Gerda Cornell Richards Crosby (June 19, 1900 – April 6, 1953) was an American historian, college professor, and writer. She was awarded the Caroline Wilby Prize at Radcliffe College in 1933, and she is the namesake of the Gerda Richards Crosby Prize, awarded annually by the Harvard University Department of Government.

== Early life and education ==
Gerda Cornell Richards was born and raised in Fall River, Massachusetts, the daughter of John Bion Richards and Winifred May Cornell Richards. She was a Mayflower descendant; Richard Warren was her Mayflower ancestor. In 1921 she was a page at the annual convention of the Daughters of the American Revolution in Washington, D.C.

Richards graduated from Smith College in 1922, and earned her master's and doctoral degrees at Radcliffe College in 1923 and 1933, respectively.

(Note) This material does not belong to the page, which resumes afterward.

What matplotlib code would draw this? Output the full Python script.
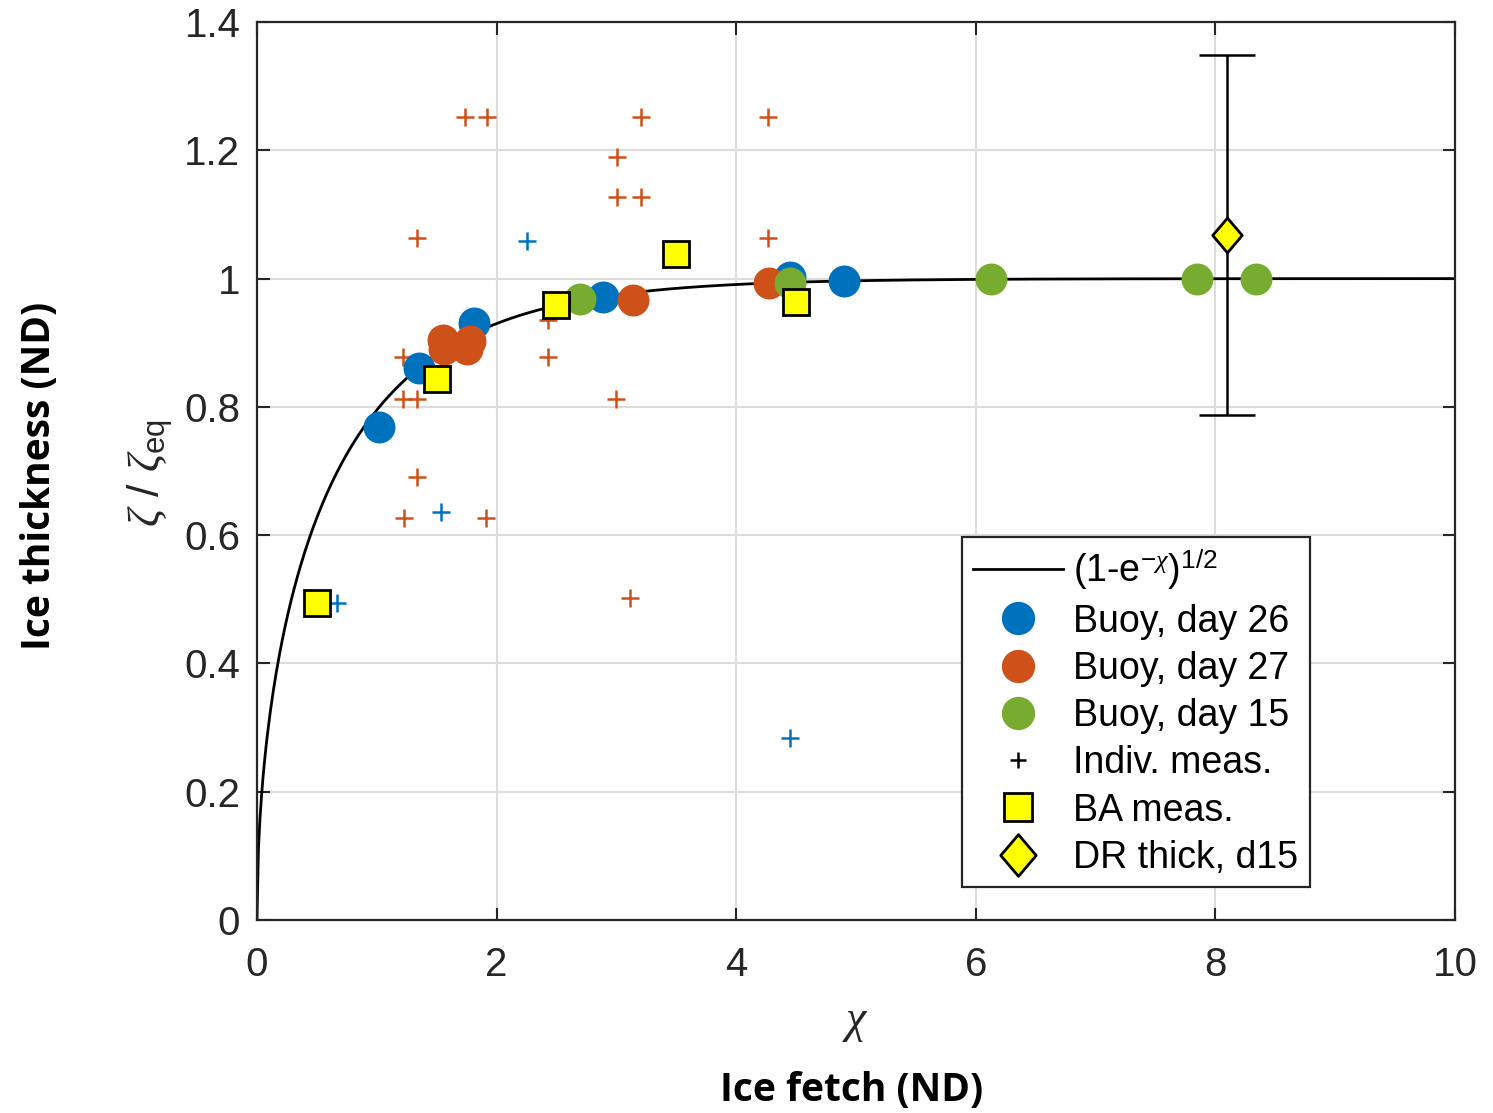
import numpy as np
import matplotlib.pyplot as plt
from matplotlib.lines import Line2D
from matplotlib.path import Path
from matplotlib.ticker import FuncFormatter

plt.rcParams['font.family'] = ['Liberation Sans', 'DejaVu Sans']
plt.rcParams['mathtext.fontset'] = 'custom'
plt.rcParams['mathtext.rm'] = 'Liberation Sans'
plt.rcParams['mathtext.it'] = 'Liberation Serif:italic'
plt.rcParams['mathtext.bf'] = 'Liberation Sans:bold'

# buoy averages, one series per day
buoy26_x = [1.02, 1.35, 1.81, 2.89, 4.45, 4.90]
buoy26_y = [0.769, 0.860, 0.930, 0.972, 1.003, 0.996]
buoy27_x = [1.555, 1.56, 1.75, 1.78, 3.14, 4.27]
buoy27_y = [0.905, 0.891, 0.891, 0.902, 0.967, 0.993]
buoy15_x = [2.70, 4.45, 6.13, 7.85, 8.34]
buoy15_y = [0.968, 0.993, 0.999, 0.999, 0.999]

# individual measurements (day 27 in red, day 26 in blue)
ind27_x = [1.74, 1.92, 3.205, 4.265, 3.005, 3.005, 3.205, 1.333, 4.265, 2.43,
           1.22, 2.43, 1.22, 1.333, 3.00, 1.333, 1.227, 1.911, 3.113]
ind27_y = [1.252, 1.252, 1.252, 1.252, 1.190, 1.127, 1.127, 1.064, 1.064, 0.935,
           0.878, 0.877, 0.813, 0.813, 0.813, 0.690, 0.626, 0.626, 0.502]
ind26_x = [2.25, 1.533, 0.670, 4.45]
ind26_y = [1.058, 0.636, 0.494, 0.284]

# bin averages
ba_x = [0.50, 1.50, 2.50, 3.50, 4.50]
ba_y = [0.495, 0.844, 0.959, 1.038, 0.964]

# drift thickness, day 15, with range
dr_x = [8.10]
dr_y = [1.068]
dr_lo = [0.787]
dr_hi = [1.349]

c_blue = '#0072BD'
c_red = '#CE511A'
c_green = '#77AC30'
c_yel = '#FFFF00'
dark = '#262626'

fig = plt.figure(figsize=(14.93, 11.13), dpi=100)
ax = fig.add_axes([0.1721, 0.1734, 0.8025, 0.8068])

chi = np.linspace(0, 10, 800)
ax.plot(chi, np.sqrt(1 - np.exp(-chi)), color='k', lw=2.0, zorder=2)

ax.plot(ind27_x, ind27_y, '+', color=c_red, ms=13, mew=1.8, zorder=3)
ax.plot(ind26_x, ind26_y, '+', color=c_blue, ms=13, mew=1.8, zorder=3)

ax.plot(buoy26_x, buoy26_y, 'o', color=c_blue, ms=23, mew=0, zorder=4)
ax.plot(buoy27_x, buoy27_y, 'o', color=c_red, ms=23, mew=0, zorder=5)
ax.plot(buoy15_x, buoy15_y, 'o', color=c_green, ms=23, mew=0, zorder=6)

ax.plot(ba_x, ba_y, 's', mfc=c_yel, mec='k', ms=19, mew=2, zorder=7)

diamond = Path([(0, 1), (0.85, 0), (0, -1), (-0.85, 0), (0, 1)],
               [Path.MOVETO, Path.LINETO, Path.LINETO, Path.LINETO, Path.CLOSEPOLY])
yerr = [[y - lo for y, lo in zip(dr_y, dr_lo)], [hi - y for y, hi in zip(dr_y, dr_hi)]]
ax.errorbar(dr_x, dr_y, yerr=yerr, fmt='none', ecolor='k', elinewidth=1.8,
            capsize=20, capthick=1.8, zorder=8)
ax.plot(dr_x, dr_y, marker=diamond, ls='none', mfc=c_yel, mec='k', ms=25, mew=2, zorder=9)

ax.set_xlim(0, 10)
ax.set_ylim(0, 1.4)
ax.set_xticks(np.arange(0, 11, 2))
ax.set_yticks(np.arange(0, 1.41, 0.2))
ax.yaxis.set_major_formatter(FuncFormatter(lambda v, p: '%g' % round(v, 2)))
ax.grid(True, color='#DCDCDC', lw=1.5)
ax.set_axisbelow(True)
ax.tick_params(direction='in', top=True, right=True, length=9, width=1.5,
               colors=dark, labelsize=29, pad=12)
ax.tick_params(axis='x', pad=19)
for s in ax.spines.values():
    s.set_color(dark)
    s.set_linewidth(1.6)

fig.text(150 / 1493, 0.575, r'$\zeta$ / $\zeta_{\rm eq}$', rotation=90, ha='center', va='center',
         fontsize=32, color=dark)
fig.text(855 / 1493, 1 - 1022 / 1113, r'$\chi$', ha='center', va='center', fontsize=33, color=dark)
fig.text(40 / 1493, 1 - 476 / 1113, 'Ice thickness (ND)', rotation=90, ha='center', va='center',
         fontsize=28, fontweight='bold', family=['Open Sans', 'DejaVu Sans'], color='k')
fig.text(852 / 1493, 1 - 1091 / 1113, 'Ice fetch (ND)', ha='center', va='center',
         fontsize=28, fontweight='bold', family=['Open Sans', 'DejaVu Sans'], color='k')

handles = [
    Line2D([], [], color='k', lw=2.0),
    Line2D([], [], ls='none', marker='o', color=c_blue, ms=24, mew=0),
    Line2D([], [], ls='none', marker='o', color=c_red, ms=24, mew=0),
    Line2D([], [], ls='none', marker='o', color=c_green, ms=24, mew=0),
    Line2D([], [], ls='none', marker='+', color='k', ms=11, mew=1.8),
    Line2D([], [], ls='none', marker='s', mfc=c_yel, mec='k', ms=20, mew=2),
    Line2D([], [], ls='none', marker=diamond, mfc=c_yel, mec='k', ms=30, mew=2),
]
labels = [r'(1-e$^{-\chi}$)$^{\rm 1/2}$', 'Buoy, day 26', 'Buoy, day 27', 'Buoy, day 15',
          'Indiv. meas.', 'BA meas.', 'DR thick, d15']
leg = ax.legend(handles, labels, loc='lower left', bbox_to_anchor=(0.5885, 0.0367),
                borderaxespad=0, fontsize=27, handlelength=2.4, handletextpad=0.27,
                labelspacing=0.3, borderpad=0.3, fancybox=False, framealpha=1,
                edgecolor=dark)
leg.get_frame().set_linewidth(1.6)
for t in leg.get_texts():
    t.set_color('k')

fig.savefig('out.png', dpi=100)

Her dissertation, "The Transformation of the Tory Party after 1780: A Study in Eighteenth-Century Party Politics", won the Caroline Wilby Prize for 1933.

== Career ==
In 1934 Crosby was teaching at Dartmouth College, when she took leave to work in Washington with the Committee on Economic Security. In the 1940s, Crosby taught at Wellesley College, Hunter College, and Radcliffe College. She reviewed academic monographs for The Yale Review, and The American Historical Review. Although her output was cut short by her early death, two works by Crosby have remained relevant to historians:

- "George III: Historians and a Royal Reputation" (1941), in Essays in Modern English History, in Honor of Wilbur Cortez Abbott
- Disarmament and peace in British politics, 1914-1919 (1957, published posthumously)

== Personal life and legacy ==
Gerda Richards married engineering geologist Irving Ballard Crosby in 1929. She died in 1953, aged 52 years, in Cambridge, Massachusetts, survived by her husband and both her parents. Harvard University's Department of Government awards an annual Gerda Richards Crosby Prize. Recipients of the Gerda Richards Crosby Prize include lawyer Oona A. Hathaway and economist Amy Finkelstein.